In the Evening Standard photo, there's a little boy of about five or six, with an outsize cap and a too-short coat or jacket, warm-looking socks almost up to his knees, he's obviously cared-for, loved. His face is frightened, and he's holding his hands up, as if, confusedly, taking part in a game the grown-ups are playing - this is what you have to do. There's a sweet-faced young woman with her hands up, half-turning back towards him with concern. His mum? Big sister? The little boy looks puzzled - it's just a game, isn't it? And games end, don't they? I would like to reach back in time and pick him up, give him a cuddle, take him to a green space and let him kick a ball around, or ride a bike. The soldiers stand impassive - what are they thinking? What are their stories? There were no photographers or war artists at the Battle of Agincourt - so does seeing these images make us more compassionate or less - these heartbreaking images that cry out to us over time...

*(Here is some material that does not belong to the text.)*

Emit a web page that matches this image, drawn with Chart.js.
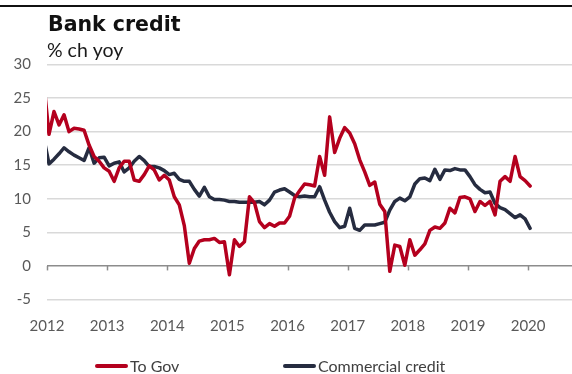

On a happier note, I'm currently enjoying reading: "THE LITTLE PARIS BOOKSHOP," by Nina George, featuring Jean le Perdu who lives on a book-filled barge on the Seine, and who prescribes literature for ailments, but has no cure for his own lovesickness.  Do seek it out - it's uplifting.


Bill Kirton said…
I used to teach French and nowadays give workshops is schools on writing English, and I've always thought that teaching any language is made more difficult for learners by having a third language - that consisting of technical terminology - also thrust into the mix. I'd have to look up 'a fronted adverb' to know what it was and recently a teacher undid the progress I was making with a class on restructuring sentences to give them greater impact by reminding the class that they were already familiar with 'inverted sentences'.

On the other hand, the terminology is a source of intense (if perhaps smug) satisfaction, when seeing jokes on Facebook and elsewhere such as that in which Scrooge has another ghostly visitor.

'I am the ghost of Xmas Future Imperfect Conditional', said the Spirit. 'I bring news of what would have been going to happen if you were not to have been going to change your ways.'
Jan Needle said…
i've always treated english grammar as a description of what has been written, not a prescription of what one ought to write.
Enid Richemont said…
LOVE your Future Imperfect Conditional, Bill. Oh, and French is even worse! I believe there was an historical time in France when it was super-posh and trendy to speak only in the subjunctive.
Fran B said…
Ah, the French subjunctive! Remember it well - actually badly. Il faut que je fasse, etc.
Had a hard time with autocorrect there - you almost got 'It fast question joy false'!